L’opera, raffigurante la “Seconda apparizione dell’angelo alla madre di Sansone”, ed esposta in Museo presso la sala dedicata alla fine dell’età borromaica (n. 11), appartiene al ciclo dei quattro modelli in terracotta per i rilievi marmorei con soggetti dell’Antico Testamento ideati per il piedistallo della facciata del Duomo.
Essi furono commissionati nel 1653 dalla Veneranda Fabbrica agli scultori Dionigi Bussola, Carlo Antonio Bono e Giuseppe Vismara.
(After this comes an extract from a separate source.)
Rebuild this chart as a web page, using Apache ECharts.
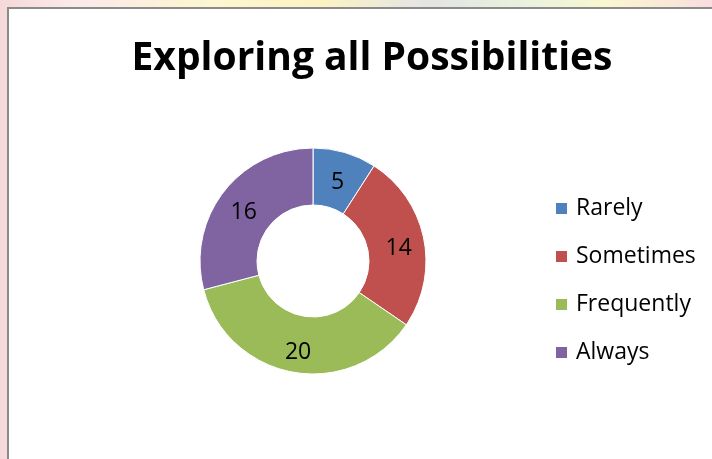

All’interno del programma iconografico della facciata, tali rilievi sono conformi a quelli già eseguiti per le sovrapporte (1629-1643) e le finestre (1643-1648) perché rientrano nell’ambito delle prefigurazioni mariane o dei riferimenti biblici alla Vergine, alla quale il Duomo è dedicato: tuttavia, in essi (“Elia e l’angelo”, la “Seconda apparizione dell’angelo alla madre di Sansone”, “Booz e Ruth”, il “Sacrificio di Abramo”) la prospettiva risulta più incentrata su Cristo.
Nello specifico il modello con la “Seconda apparizione dell’angelo alla madre di Sansone” fu realizzato da Dionigi Bussola, artista lombardo che, assunto dalla Fabbrica nel 1645, divenne il maggiore scultore operante per il Duomo in quel secolo, giungendo a ricoprire nel 1658 la carica di protostatuario (cioè scultore capo).
L’opera rappresenta l’episodio biblico secondo cui Manue e sua moglie ricevettero da un angelo, per la seconda volta, l’annuncio della nascita imminente del figlio Sansone, giudice d’Israele ed eroe nazionale della lotta contro i Filistei. L’evento miracoloso accadde in un campo, e per ringraziare Dio i due futuri genitori gli offrirono un sacrificio.
Nel rilievo la madre di Sansone appare seduta sulla sinistra della scena, con il viso di profilo e una piccola botte nella mano sinistra. A destra è invece raffigurato il marito Manue, con la mano sinistra poggiata su un’ara di pietra infuocata e lo sguardo rivolto verso l’angelo che discende dal cielo, con una verga nella mano destra.
Tronchi e alberi sulla sinistra sottolineano l’ambientazione agreste dell’episodio.
Eseguito, stando alle fonti d’archivio, nel 1657, il modello in terracotta fu trasposto entro il 1660 sempre da Bussola in marmo di Candoglia, e collocato sulla facciata del Duomo accanto al rilievo con “Elia e l’angelo” (1658): secondo la critica le due opere mostrano la piena padronanza da parte dello scultore dei mezzi compositivi e scenografici dell’arte barocca, approfondita di persona durante l’apprendistato giovanile a Roma.